The Fourier series of the function $f(x) = \left\{ \begin{array}{rcl} -4\,x & \text{if} & -\pi<x<0 \\ 4\,x & \text{if} & 0<x<\pi \end{array}\right.$
is given by $f(x) \sim c_0 - \displaystyle \sum\limits_{n=0}^\infty c_n\;\cos\big((2\,n+1)\,x\big) - \sum\limits_{n=1}^\infty b_n\;\sin\big(n\,x\big)$
I'm asked to find $c_0$, $c_n$, and $b_n$.
Given that this is an even function, we get $b_n =0$.
I have already found $c_0=4\pi$, but I am having trouble finding $c_n$.
Here is where I get confused. The general formula that I am given to find $c_n$ is given as
$$c_n=\frac{2}{L} \int_{0}^{L} f(x)\cos(\frac{n\pi x}{L})dx$$
where $L$ are the boundary conditions.
However, given that I have $cos((2n+1)x)$, I'm assuming I would have to modify the general formula to accommodate this term.
Solving for $c_n$, I get
$$c_n=\frac{2}{\pi} \int_{0}^{\pi} 4x\cos((2n+1)x)dx$$
$$c_n=\frac{2}{\pi} [\frac{-4\pi(2n+1)\sin(2\pi n)-4\cos(2\pi n)}{(2n+1)^2} -\frac{4}{(2n+1)^2}]$$
$$c_n=\frac{-8}{\pi} \frac{\pi(2n+1)\sin(2\pi n)+\cos(2\pi n)+1}{(2n+1)^2}$$
Apparently this is not correct, so I'm not sure what I'm doing wrong.

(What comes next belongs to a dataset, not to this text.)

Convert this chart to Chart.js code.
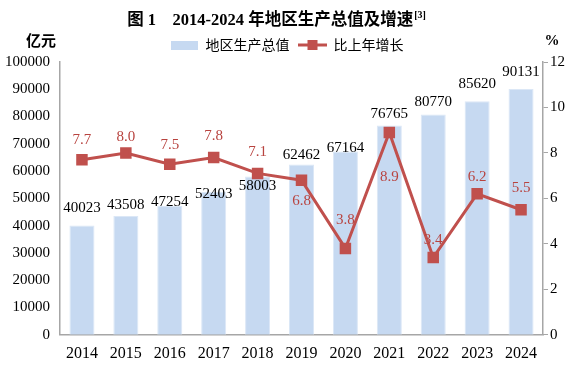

Any help would be appreciated!
I think you had the correct anti-derivative, but you evaluated the limits incorrectly $$ c_n = \frac{2}{\pi} \left.\left( -\frac{4x\sin \big((2n+1)x\big)}{2n+1} - \frac{4\cos\big((2n+1)x\big)}{(2n+1)^2} \right)\right|_{x=0}^{\pi} \\ = \frac{8}{\pi} \left(-\frac{\pi\sin \big((2n+1)\pi\big)}{2n+1} - \frac{\cos\big((2n+1)\pi\big)-1}{(2n+1)^2} \right) $$
Since $\sin\big((2n+1)\pi\big) = \sin(\pi) = 0$ and $\cos\big((2n+1)\pi\big) = \cos(\pi) = -1$, this simplifies to
$$ c_n = \frac{16}{\pi(2n+1)^2} $$